As we grow older how we play, who we play with and where we play becomes less spontaneous. Questions arise about what is appropriate play for what age: play can be seen as time wasting, a strange occupation and not something you can just take part in. It becomes harder to define. There are easily recognizable public play spaces for children, but such spaces for adults are less obvious. The project Women@Play was developed as part of the Gallery of Modern Art’s 2004/5 programme exploring issues related to violence against women. The women involved in the project at the Red Road Women’s Centre began to explore the right to play. Each week the women created new play happenings – challenging the conventions of who played in the neglected and damaged space outside the centre. Through the simple and sometimes forgotten act of play, the women bonded and began to work together as a collective to explore the art of creative play.
Reclaiming the right to play as an adult is important; the thought of losing the ability to play is hard to accept. This does not necessarily mean just having the physical space in which to play, but also the sense of freedom that allows for play. This is addressed by the work of Andy Goldsworthy and that of David Sherry. Both artists play and are playful in what they present. Goldsworthy takes the simple play act of throwing sticks to create his work. Sherry looks at the world around us and develops new work out of the mundane, the everyday and just what is there. As a child might, he develops play out of what he happens to comes across. He asks us to be part of that, to reflect on it and to engage with it.
There is also the creative side of play. The sense of being able to create is a play act in itself. Sometimes when you look at the way an artist works, the importance to the artist of creative possibilities to play with is apparent. Eduardo Paolozzi collected and appropriated images widely – he revelled in the collision of different icons from all over the world with mass-produced images, and brought them together in his work.

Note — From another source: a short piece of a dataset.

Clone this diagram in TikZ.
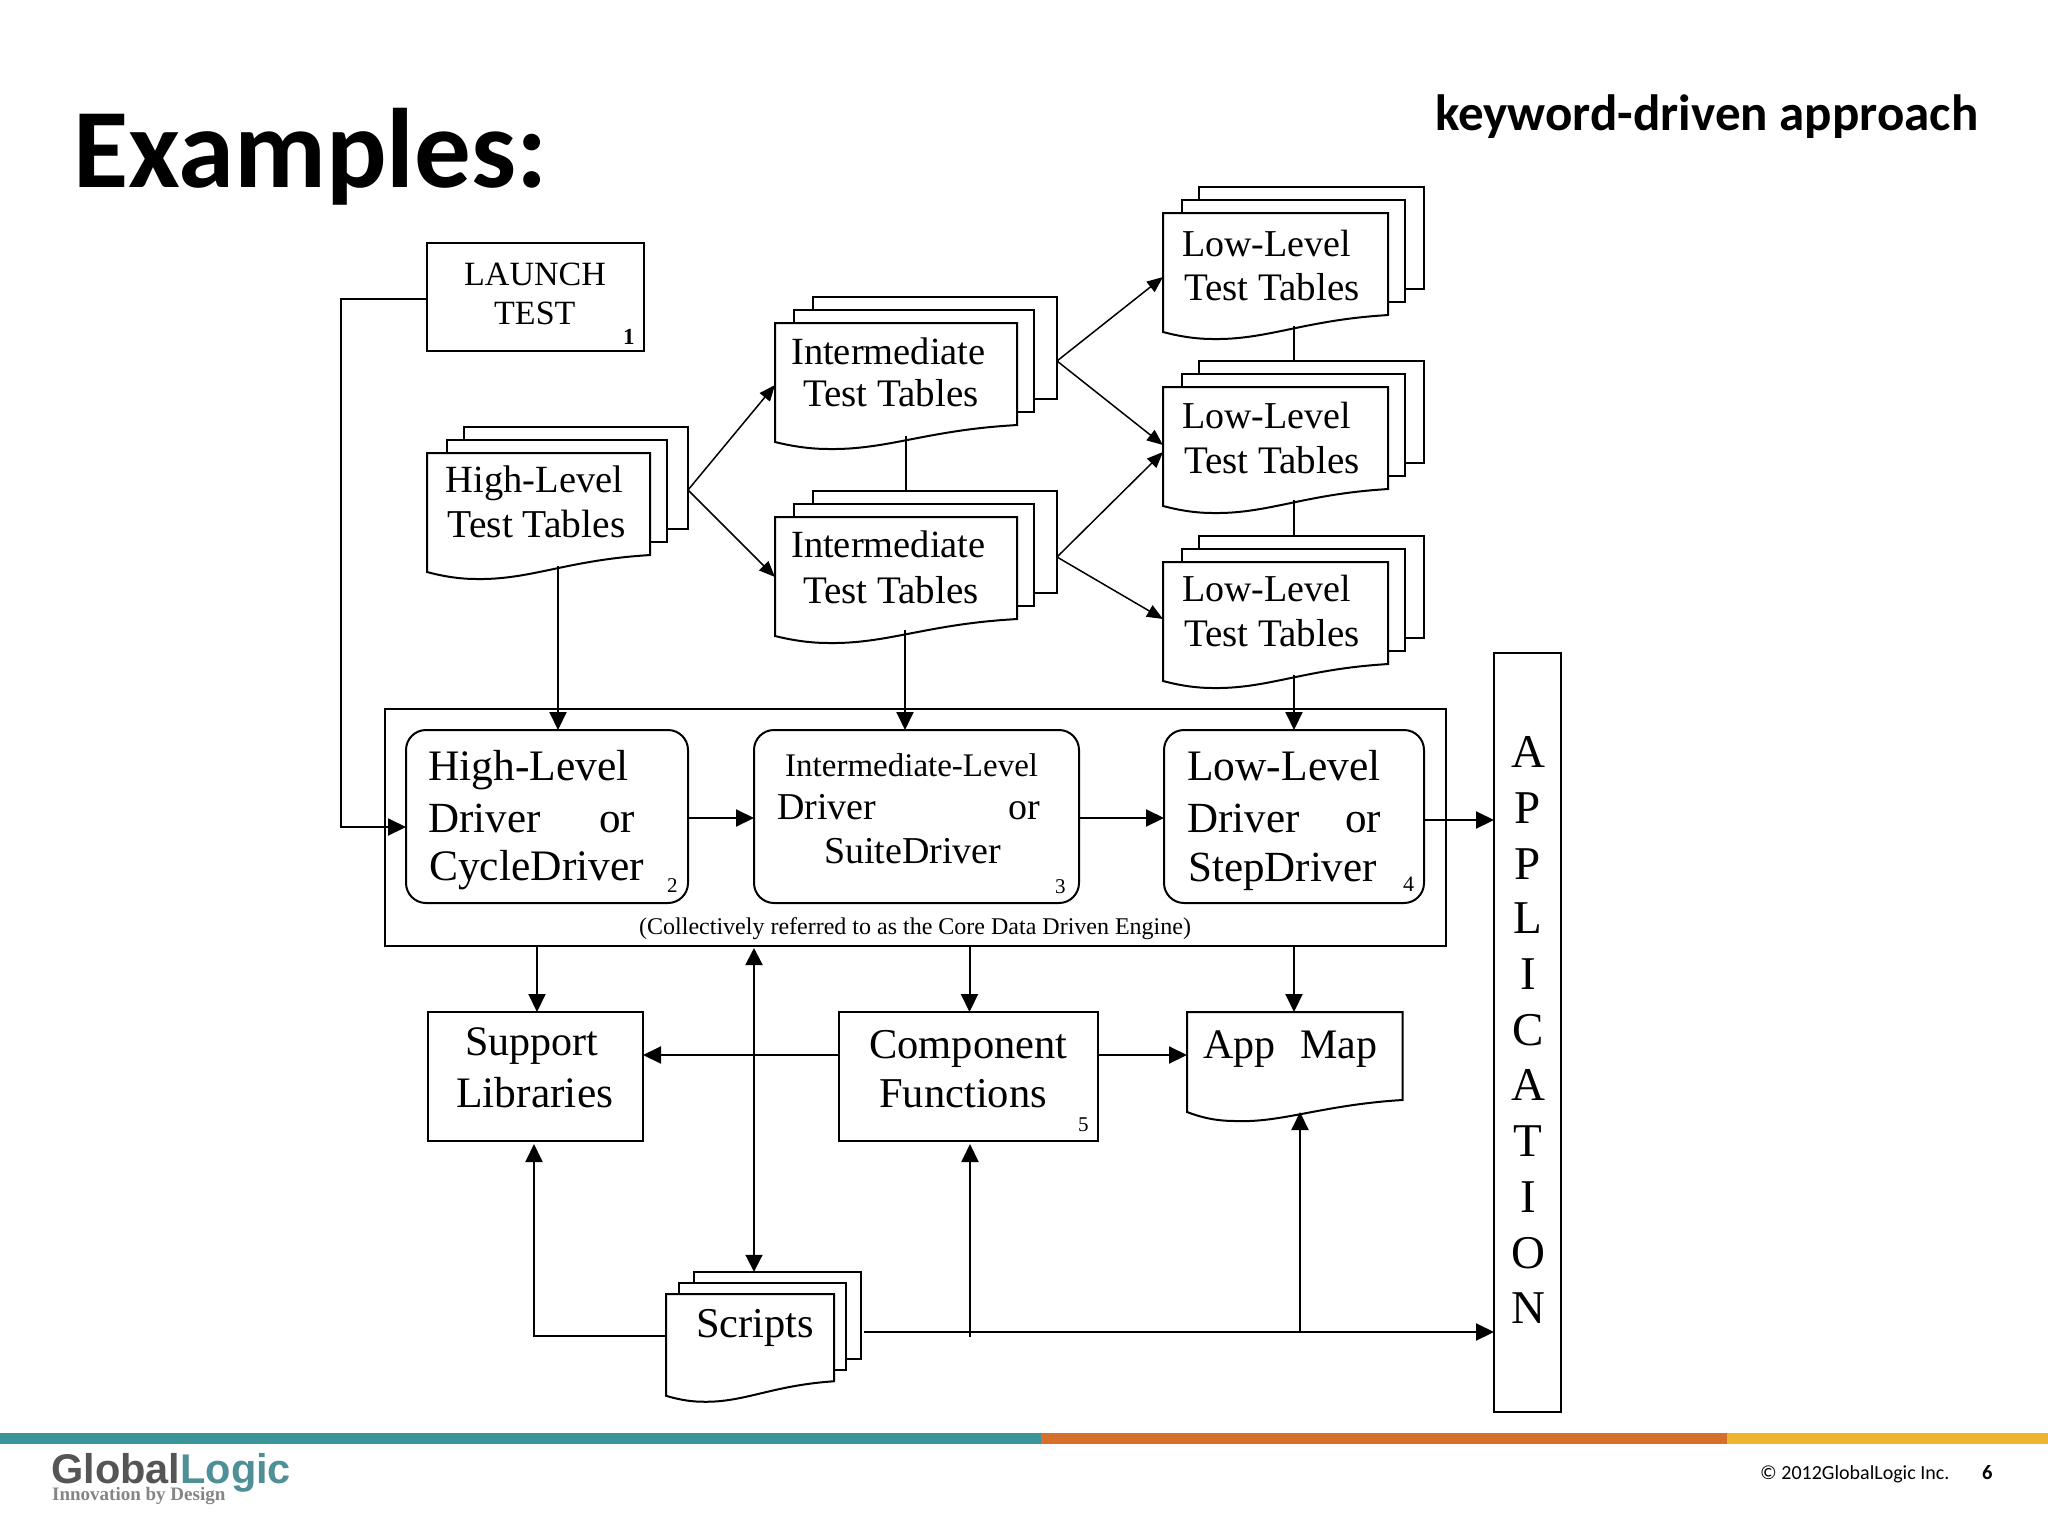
\documentclass[tikz,border=0pt]{standalone}
\usepackage{fontspec}
\setmainfont{Liberation Serif}
\newfontfamily\carl{Carlito}
\newfontfamily\lsans{Liberation Sans}
\usetikzlibrary{arrows.meta,calc}
\definecolor{teal1}{HTML}{3A9599}
\definecolor{orange1}{HTML}{D66F2B}
\definecolor{yellow1}{HTML}{EDB52F}
\definecolor{logodark}{HTML}{555555}
\definecolor{logoteal}{HTML}{4E8F98}
\definecolor{logogrey}{HTML}{858585}
\tikzset{
  x=1pt,y=-1pt,
  boxline/.style={line width=2pt,draw=black},
  sheet/.style={line width=2pt,draw=black,line join=miter},
  conn/.style={line width=2pt},
  arr/.style={line width=2pt,-{Triangle[length=18pt,width=17pt]}},
  darr/.style={line width=2pt,{Triangle[length=17pt,width=17pt]}-{Triangle[length=17pt,width=17pt]}},
  diag/.style={line width=1.5pt,-{Triangle[length=16pt,width=13pt]}},
}
% invisible or drawn box by corner coordinates
\newcommand\bx[6]{\node[#6,inner sep=0pt,outer sep=0pt,minimum width={((#4)-(#2))*1pt},minimum height={((#5)-(#3))*1pt}] (#1) at ({((#2)+(#4))/2},{((#3)+(#5))/2}) {};}
% text by left end of its baseline
\newcommand\tx[5]{\node[anchor=base west,inner sep=0pt,font=\fontsize{#4}{#4}\selectfont] (#1) at (#2,#3) {#5};}
% stack of three wavy-bottomed sheets: name, L, T, R, midL, midR, backL, backR, height factor
\newcommand\docstack[9]{%
  \pgfmathsetmacro\stW{#4-#2}%
  \pgfmathsetmacro\stH{#9}%
  \draw[sheet] (#6,{#3+76*\stH}) -- (#8,{#3+76*\stH}) -- (#8,{#3-26*\stH}) -- (#7,{#3-26*\stH}) -- (#7,{#3-13*\stH});
  \draw[sheet] (#4,{#3+89*\stH}) -- (#6,{#3+89*\stH}) -- (#6,{#3-13*\stH}) -- (#5,{#3-13*\stH}) -- (#5,#3);
  \draw[sheet] (#2,#3) -- (#4,#3) -- (#4,{#3+102*\stH}) -- ({#4-.03*\stW},{#3+102.5*\stH})
     .. controls ({#2+.62*\stW},{#3+108*\stH}) and ({#2+.46*\stW},{#3+127*\stH}) .. ({#2+.22*\stW},{#3+126*\stH})
     .. controls ({#2+.13*\stW},{#3+126*\stH}) and ({#2+.05*\stW},{#3+122*\stH}) .. (#2,{#3+119*\stH}) -- cycle;
  \bx{#1}{#2}{#3}{#4}{#3+113*\stH}{}
  \bx{#1-back}{#7}{#3-26*\stH}{#8}{#3+76*\stH}{}
}
\begin{document}
\begin{tikzpicture}
\useasboundingbox (0,0) rectangle (2048,1536);
\fill[white] (0,0) rectangle (2048,1536);

% header
\node[anchor=base west,inner sep=0pt,font=\carl\bfseries\fontsize{113}{113}\selectfont] (title) at (73,187) {Examples:};
\node[anchor=base west,inner sep=0pt,font=\carl\bfseries\fontsize{51}{51}\selectfont] (subtitle) at (1435,131) {keyword-driven approach};

% test tables
\docstack{hi}{427}{453}{650}{447}{667}{464}{688}{1}
\docstack{upint}{775}{323}{1017}{794}{1034}{813}{1057}{1}
\docstack{loint}{775}{517}{1017}{794}{1034}{813}{1057}{1}
\docstack{lowa}{1163}{213}{1388}{1182}{1405}{1199}{1424}{1}
\docstack{lowb}{1163}{387}{1388}{1182}{1405}{1199}{1424}{1}
\docstack{lowc}{1163}{562}{1388}{1182}{1405}{1199}{1424}{1}
\docstack{scr}{666}{1294}{834}{679}{846}{694}{861}{.855}

\tx{t1}{445.5}{492}{38.5}{High-Level}
\tx{t2}{447.5}{537}{39.5}{Test Tables}
\tx{t3}{791}{364}{38.5}{Intermediate}
\tx{t4}{803}{406}{39}{Test Tables}
\tx{t5}{791}{557}{38.5}{Intermediate}
\tx{t6}{803}{603}{39}{Test Tables}
\tx{t7}{1182}{256}{38}{Low-Level}
\tx{t8}{1184}{300}{39}{Test Tables}
\tx{t9}{1182}{428}{38}{Low-Level}
\tx{t10}{1184}{473}{39}{Test Tables}
\tx{t11}{1182}{601}{38}{Low-Level}
\tx{t12}{1184}{646}{39}{Test Tables}
\tx{t13}{696}{1337}{42.5}{Scripts}

% launch
\bx{launch}{427}{243}{644}{351}{boxline,draw}
\tx{t14}{464}{285}{34}{LAUNCH}
\tx{t15}{494}{324}{34}{TEST}
\tx{n1}{623}{344}{23}{\bfseries 1}

% engine
\bx{engine}{385}{709}{1446}{946}{boxline,draw}
\bx{hdrv}{406}{730}{688}{903}{boxline,draw,rounded corners=20pt}
\bx{idrv}{754}{730}{1079}{903}{boxline,draw,rounded corners=20pt}
\bx{ldrv}{1164}{730}{1424}{903}{boxline,draw,rounded corners=20pt}
\tx{t16}{428}{780}{43.5}{High-Level}
\tx{t17}{428}{832}{43}{Driver}
\tx{t18}{599}{832}{43}{or}
\tx{t19}{429}{880}{43.5}{CycleDriver}
\tx{n2}{667}{892}{21}{2}
\tx{t20}{785}{776}{33}{Intermediate-Level}
\tx{t21}{777}{819}{38}{Driver}
\tx{t22}{1008}{819}{38}{or}
\tx{t23}{824}{863}{38}{SuiteDriver}
\tx{n3}{1055}{893}{21}{3}
\tx{t24}{1187}{780}{43.5}{Low-Level}
\tx{t25}{1187}{832}{43}{Driver}
\tx{t26}{1345}{832}{43}{or}
\tx{t27}{1188}{881}{43}{StepDriver}
\tx{n4}{1403}{891}{22}{4}
\tx{cap}{639}{934}{24}{(Collectively referred to as the Core Data Driven Engine)}

% lower boxes
\bx{supp}{427.5}{1012}{643}{1141}{boxline,draw}
\bx{comp}{839}{1012}{1097.5}{1141}{boxline,draw}
\tx{t28}{465}{1055}{42}{Support}
\tx{t29}{456}{1107}{43.5}{Libraries}
\tx{t30}{869}{1058}{42.5}{Component}
\tx{t31}{879}{1107}{42.5}{Functions}
\tx{n5}{1078}{1131}{21}{5}
\draw[sheet] (1187,1012) -- (1402.5,1012) -- (1402.5,1100) -- (1395,1100.5)
   .. controls (1320,1106) and (1280,1123) .. (1235,1121)
   .. controls (1215,1121) and (1200,1117) .. (1187,1112) -- cycle;
\bx{amap}{1187}{1012}{1402.5}{1112}{}
\node[anchor=base west,inner sep=0pt,font=\fontsize{42}{42}\selectfont] (t32) at (1203,1058) {App\hspace{25pt}Map};

% application
\bx{appl}{1494}{653}{1560.5}{1412}{boxline,draw}
\foreach \c/\yy [count=\n] in {A/767,P/823,P/879,L/933,I/989,C/1045,A/1100,T/1156,I/1212,O/1268,N/1323}
  \node[anchor=base,inner sep=0pt,font=\fontsize{47}{47}\selectfont] (ltr\n) at (1528,\yy) {\c};

% connectors between tables
\draw[diag] (hi-back.east |- 0,490) -- (upint.west |- 0,385);
\draw[diag] (hi-back.east |- 0,490) -- (loint.west |- 0,577);
\draw[diag] (upint-back.east |- 0,361) -- (lowa.west |- 0,277);
\draw[diag] (upint-back.east |- 0,361) -- (lowb.west |- 0,445);
\draw[diag] (loint-back.east |- 0,557) -- (lowb.west |- 0,452);
\draw[diag] (loint-back.east |- 0,557) -- (lowc.west |- 0,619);
\draw[conn] (upint.south -| 906,0) -- (loint-back.north -| 906,0);
\draw[conn] (lowa.south -| 1294,0) -- (lowb-back.north -| 1294,0);
\draw[conn] (lowb.south -| 1294,0) -- (lowc-back.north -| 1294,0);

% into and within the engine
\draw[arr] (hi.south -| 558,0) -- (hdrv.north -| 558,0);
\draw[arr] (loint.south -| 905,0) -- (idrv.north -| 905,0);
\draw[arr] (lowc.south -| 1294,0) -- (ldrv.north -| 1294,0);
\draw[arr] (launch.west |- 0,299) -- (341,299) -- (341,827) -- (hdrv.west |- 0,827);
\draw[arr] (hdrv.east |- 0,818) -- (idrv.west |- 0,818);
\draw[arr] (idrv.east |- 0,818) -- (ldrv.west |- 0,818);
\draw[arr] (ldrv.east |- 0,820) -- (appl.west |- 0,820);

% below the engine
\draw[arr] (engine.south -| 537,0) -- (supp.north -| 537,0);
\draw[arr] (engine.south -| 969.5,0) -- (comp.north -| 969.5,0);
\draw[arr] (engine.south -| 1294,0) -- (amap.north -| 1294,0);
\draw[arr] (comp.west |- 0,1055) -- (supp.east |- 0,1055);
\draw[arr] (comp.east |- 0,1055) -- (amap.west |- 0,1055);
\draw[darr,shorten <=2pt] (engine.south -| 754,0) -- (scr-back.north -| 754,0);

% from scripts
\draw[arr] (scr.west |- 0,1336) -- (534,1336) -- (534,1144);
\draw[arr] (864,1332) -- (appl.west |- 0,1332);
\draw[arr] (970,1337) -- (970,1144);
\draw[arr] (1300,1332) -- (amap.south -| 1300,0);

% footer
\fill[teal1] (0,1433) rectangle (1041,1444);
\fill[orange1] (1041,1433) rectangle (1727,1444);
\fill[yellow1] (1727,1433) rectangle (2048,1444);
\node[anchor=base west,inner sep=0pt,font=\lsans\bfseries\fontsize{41.5}{41.5}\selectfont] (logo) at (51,1483) {\textcolor{logodark}{Global}\textcolor{logoteal}{Logic}};
\node[anchor=base west,inner sep=0pt,font=\bfseries\fontsize{19}{19}\selectfont,text=logogrey] (tag) at (52,1500) {Innovation by Design};
\node[anchor=base west,inner sep=0pt,font=\carl\fontsize{20}{20}\selectfont] (copy) at (1760,1479) {© 2012GlobalLogic Inc.};
\node[anchor=base west,inner sep=0pt,font=\carl\bfseries\fontsize{20.5}{20.5}\selectfont] (pg) at (1982,1479) {6};
\end{tikzpicture}
\end{document}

Yet am I right in saying that adults don’t play? What is our playground? What if we see galleries, our built environments and technology as playgrounds? Children don’t just play in the designated spaces – they play in the spaces in-between and they absorb all sorts of ideas into their logic and imaginary worlds. Technology has created a new wealth of virtual play spaces, both for our physical play through the games console Wii and intellectually through online computer games such as Second Life and mobile phone applications like Foursquare. Maybe it’s just that the boundaries of play spaces are being blurred naturally as our society and technology develops, and that the blueprint is never really going to exist but the play possibilities will.